Two fledgling parties that have shaken up Spain's political scene were testing their voter appeal on Sunday in parliamentary elections in the unemployment-ravaged Andalusia region.

The left-wing party Podemos party has links to Greece's anti-austerity Syriza and hopes to replicate its rise to power. Podemos means "We Can."

Opinion polls indicate Podemos should come third, while fellow newcomer Ciudadanos, a centrist party whose name means "Citizens," could finish fourth. Ciudadanos wants to see if it can grow out of its original base in Catalonia to become a national power.

Polls forecast that the two traditional heavyweights of Spanish politics, the Socialists and conservative Popular Party, will retain most seats in Andalusia's 109-seat parliament.

The Socialists have governed Andalusia continuously since 1982, but could require coalition support from one of the new parties.

The two newcomers blame Spain's political establishment for Andalusia's Spain-leading 34.2 percent unemployment rate.

The results will be studied closely as a measure of how deeply disillusionment with the established political forces has cut through to Andalusia's 6.5 million voters.

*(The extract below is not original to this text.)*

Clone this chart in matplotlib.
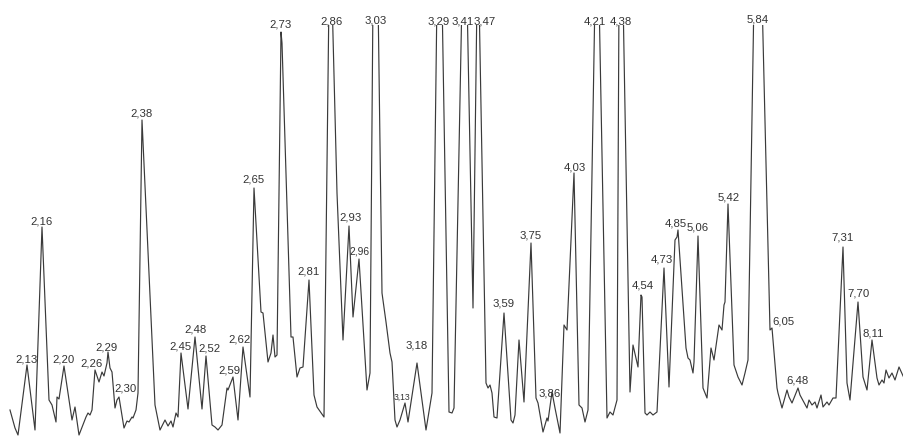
import numpy as np
import matplotlib
matplotlib.use('Agg')
import matplotlib.pyplot as plt

# trace: scan position and detector response
scan = [10, 15, 18, 27, 35, 42, 49, 52, 56, 57, 59, 64, 72, 75, 79, 86, 88, 90, 92,
        95, 99, 102, 104, 107, 108, 110, 112, 115, 117, 119, 124, 127, 129, 132, 133,
        136, 138, 142, 155, 160, 165, 168, 171, 173, 176, 178, 181, 188, 195, 202, 206,
        212, 215, 218, 222, 227, 228, 233, 238, 243, 250, 254, 261, 263, 268, 271, 273,
        275, 277, 281, 282, 291, 293, 297, 300, 303, 309, 314, 317, 324, 329, 332, 337,
        343, 349, 353, 359, 367, 370, 373, 378, 382, 386, 390, 392, 395, 397, 400, 405,
        408, 417, 426, 432, 437, 442, 449, 452, 454, 462, 467, 473, 477, 479, 486, 488,
        490, 492, 494, 497, 504, 511, 513, 515, 519, 524, 531, 536, 538, 543, 547, 548,
        552, 555, 560, 564, 567, 574, 579, 582, 585, 588, 595, 599, 607, 610, 613, 617,
        619, 623, 630, 633, 638, 641, 642, 645, 647, 650, 653, 657, 664, 669, 675, 677,
        678, 686, 688, 690, 693, 694, 698, 703, 707, 711, 714, 719, 722, 724, 725, 728,
        734, 738, 742, 745, 748, 754, 762, 770, 772, 777, 778, 782, 787, 789, 792, 798,
        800, 807, 809, 812, 815, 817, 821, 823, 827, 829, 833, 836, 843, 847, 850, 858,
        863, 867, 872, 877, 879, 882, 884, 886, 889, 892, 895, 899, 904]
response = [26, 8, 1, 71, 6, 209, 36, 31, 14, 39, 37, 70, 16, 29, 1, 19, 23, 21, 26,
            66, 54, 64, 60, 73, 84, 68, 64, 28, 36, 39, 8, 15, 14, 19, 18,
            26, 43, 316, 31, 6, 16, 10, 15, 9, 23, 19, 83, 27, 99, 27, 80,
            11, 9, 6, 11, 48, 46, 59, 16, 89, 39, 248, 124, 123, 74, 83, 101,
            79, 81, 404, 393, 99, 99, 59, 68, 69, 156, 41, 29, 19, 440, 440, 243,
            96, 210, 119, 177, 46, 63, 440, 440, 143, 114, 83, 74, 16, 9, 16, 33,
            14, 73, 6, 43, 440, 440, 24, 23, 28, 440, 440, 128, 440, 440, 53, 48,
            51, 43, 19, 18, 123, 16, 13, 21, 96, 34, 193, 38, 33, 4, 18, 15,
            44, 28, 3, 111, 106, 263, 31, 28, 14, 26, 440, 440, 18, 24, 21, 36,
            440, 440, 44, 91, 69, 141, 139, 23, 21, 24, 21, 24, 168, 49, 196, 199,
            206, 88, 78, 76, 63, 74, 200, 48, 38, 88, 76, 111, 106, 131, 134, 232,
            71, 59, 51, 63, 76, 440, 440, 106, 108, 48, 43, 28, 46, 39, 33, 48,
            41, 28, 36, 31, 34, 28, 41, 29, 34, 31, 38, 38, 189, 53, 36, 134,
            59, 46, 96, 58, 51, 56, 53, 66, 58, 63, 56, 69, 58]

# peak labels (retention times) and where they sit
peak_labels = ['2,13', '2,16', '2,20', '2,26', '2,29', '2,30', '2,38', '2,45', '2,48',
               '2,52', '2,59', '2,62', '2,65', '2,73', '2,81', '2,86', '2,93', '2,96',
               '3,03', '3,13', '3,18', '3,29', '3,41', '3,47', '3,59', '3,75', '3,86',
               '4,03', '4,21', '4,38', '4,54', '4,73', '4,85', '5,06', '5,42', '5,84',
               '6,05', '6,48', '7,31', '7,70', '8,11']
label_x = [27, 42, 64, 92, 107, 126, 142, 180, 196, 209, 229, 240, 253, 281, 309, 332,
           351, 360, 376, 402, 417, 439, 463, 485, 504, 531, 550, 575, 595, 621, 643,
           662, 676, 698, 729, 758, 783, 798, 843, 859, 873]
label_y = [77, 214, 77, 73, 89, 48, 323, 90, 106, 88, 66, 97, 256, 411, 164, 414,
           218, 184, 415, 39, 91, 414, 414, 414, 132, 201, 43, 268, 414, 414, 150,
           176, 213, 208, 239, 416, 115, 56, 198, 143, 102]

plt.rcParams['font.family'] = ['Liberation Sans', 'DejaVu Sans']

fig = plt.figure(figsize=(9.04, 4.36), dpi=100)
ax = fig.add_axes([0, 0, 1, 411 / 436])
ax.plot(scan, response, color='#3a3a3a', lw=0.85)
ax.set_xlim(0, 904)
ax.set_ylim(0, 411)
ax.axis('off')

for lab, lx, ly in zip(peak_labels, label_x, label_y):
    fs = 8.2
    if lab == '3,13':
        fs = 6.2
    elif lab == '2,96':
        fs = 7.4
    ax.text(lx, ly, lab, ha='center', va='center', fontsize=fs,
            color='#333333', clip_on=False)

fig.savefig('out.png', dpi=100, facecolor='white')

Two of Andalusia's former Socialist leaders have been named as suspects in an investigation into how a fund established to help the unemployed was allegedly fraudulently managed, benefiting politicians, trade union leaders and even some of their family and friends.

Prime Minister Mariano Rajoy's Popular Party has also been rocked by scandal, with former treasurer Luis Barcenas in jail after he was found to have held millions of euros in secret Swiss bank accounts.

However, Andalusians hold former Socialist leader Felipe Gonzalez in high esteem. He was born in Seville, Andalusia's capital, and served four consecutive mandates as prime minister from 1982 to1996.

Gonzalez is credited with helping cement democracy in Spain after Gen. Francisco Franco's divisive 1936-1939 civil war that led to his 36-year military dictatorship.

One of the reasons why political leaders and analysts will be interested in the results of Andalusia's vote is that Spain is due for other regional elections in May and a general election before the year's end.